Gender Specific Classrooms

Brandi brought home a notice today, asking if parents would be interested in attending a meeting at the school to discuss splitting the kids into gender specific classrooms.

They want to have these classes available for parents, if they choose this for their kids. They will also have traditional boy/girls classrooms, and I think that is where I want Brandi to stay. The notice listed the following benefits for the kids being in classrooms that are gender specific, and to me, they are not compelling enough for me to pull Brandi out of a traditional classroom.

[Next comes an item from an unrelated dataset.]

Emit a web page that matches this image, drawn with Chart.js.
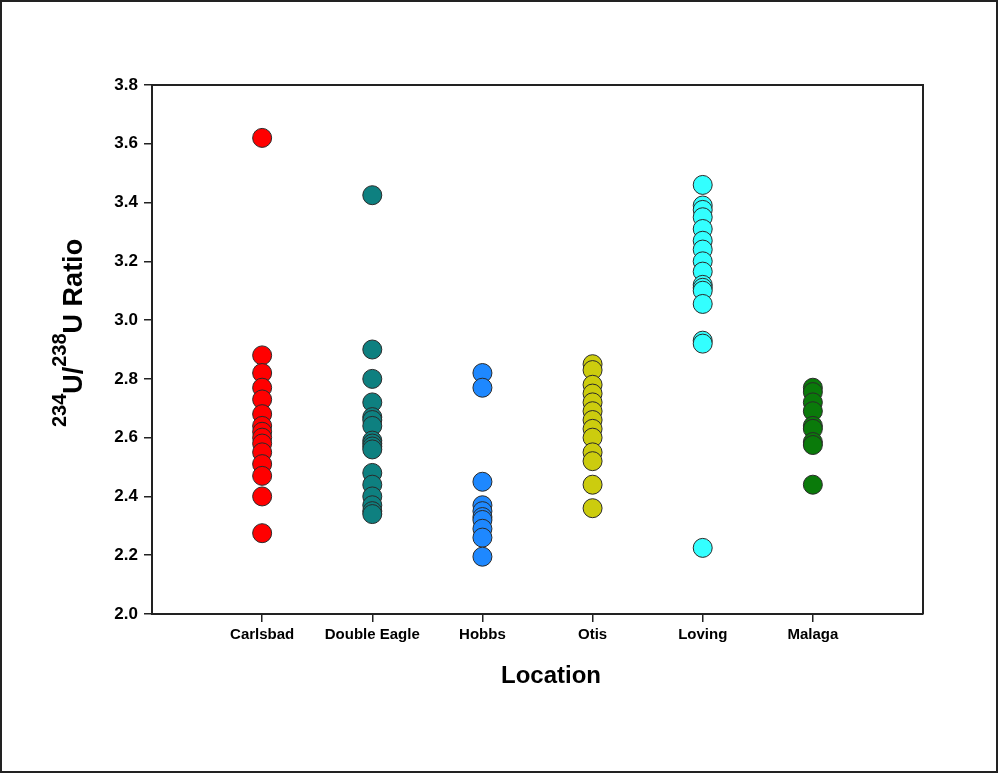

typical benefits for girls

  • more interest in and enthusiasm for math and science
  • more academically inclined
  • spend more time on task in the classroom
  • more open to discuss sensitive issues and concerns
  • more interest in classroom participation
  • more likely to study more advanced levels of mathematics and science
  • accept and develop leadership roles
  • fewer gender distractions
  • less likely to have stereotypical views of females in the workplace
  • enjoy school more

typical benefits for boys

  • better chance of being on the college preparatory road
  • more development of reading and writing skills
  • better chance of not dropping out of high school
  • more focused participation
  • more open to discuss issues and concerns
  • learn collaborative working strategies
  • fewer gender distractions
  • less likely to have stereotypical view of females
  • develop a positive attitude toward school
  • less discipline referrals
  • less referrals for special education
I know boys and girls develop differently, but should that mean that they should be taught separately from the girls? Now, my attitude may be different if they were offering this in the higher grades, when the relationships between boys and girls gets a little more complicated, and hormonal. But for a third grader, I think social interaction with boys is a good thing.

Now, that is just my opinion. I am really interested to know if any of you moms out there have you kids in these types of classes. If so, do you see the benefits? Are there disadvantages?

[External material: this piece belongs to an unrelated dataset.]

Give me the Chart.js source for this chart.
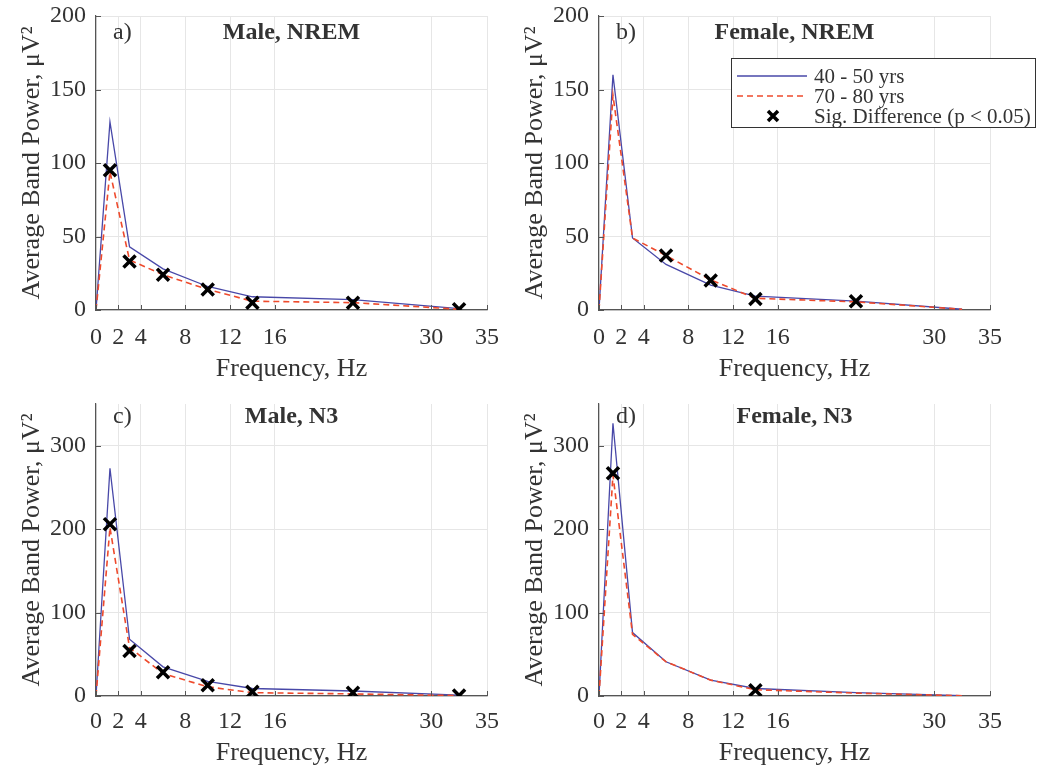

I do not have to make my mind up today, though I did say I was not interested in attending the meeting. Junior agrees with me. In fact, I asked his opinion first, that way he wasn't swayed by mine. I just hope that they don't decide to make the whole school gender specific classrooms. I really think us parents should have a choice, especially in a public school.

6 comments:

Inspirations Unlimited said...

Well, I think it depends on a case to case basis.

Tammy said...

I really think this would help boys more then girls. Boys just have to move more and be more hands on. At least that is true with my boys and their friends.

jenn said...

Inspirations Unlimited ~ it is different for everyone, that is why I am not sure if generally grouping by gender is the solution. There are boys who do as well as girls, and girls who have the same maturity issues as boys. Grouping classrooms by gender will not fix all the issues, and I honestly believe that it may cause more harm then good.

jenn said...

Tammy ~ I know my Ryan has different issues with school work than my girls. For him, if he is allowed to do projects/reports on the computer, he aces them. If he is required to write them out, he wants no part of it. I am just worried that deciding what is best for a group of kids based on the needs of a few may make things more difficult for the kids who do well regardless. I think I need to do a little more research on this.

I really want to know how moms who have kids in these kind of classes feel, because it could also be a case of my not having enough information about all of this.

Frugal Vicki said...

You know, I have such conflicting opinions on this. I see how it could be beneficial to each, but really, it isn't helping them for the real world. They aren't going to separate the office into a boys side and a girls side. And, as much as I wish it was a better place to live, this world doesn't change for us, we must learn to live IN it.

jenn said...

Vicki ~ that is so true! How can they learn to respect the opposite sex when they have no interaction with them?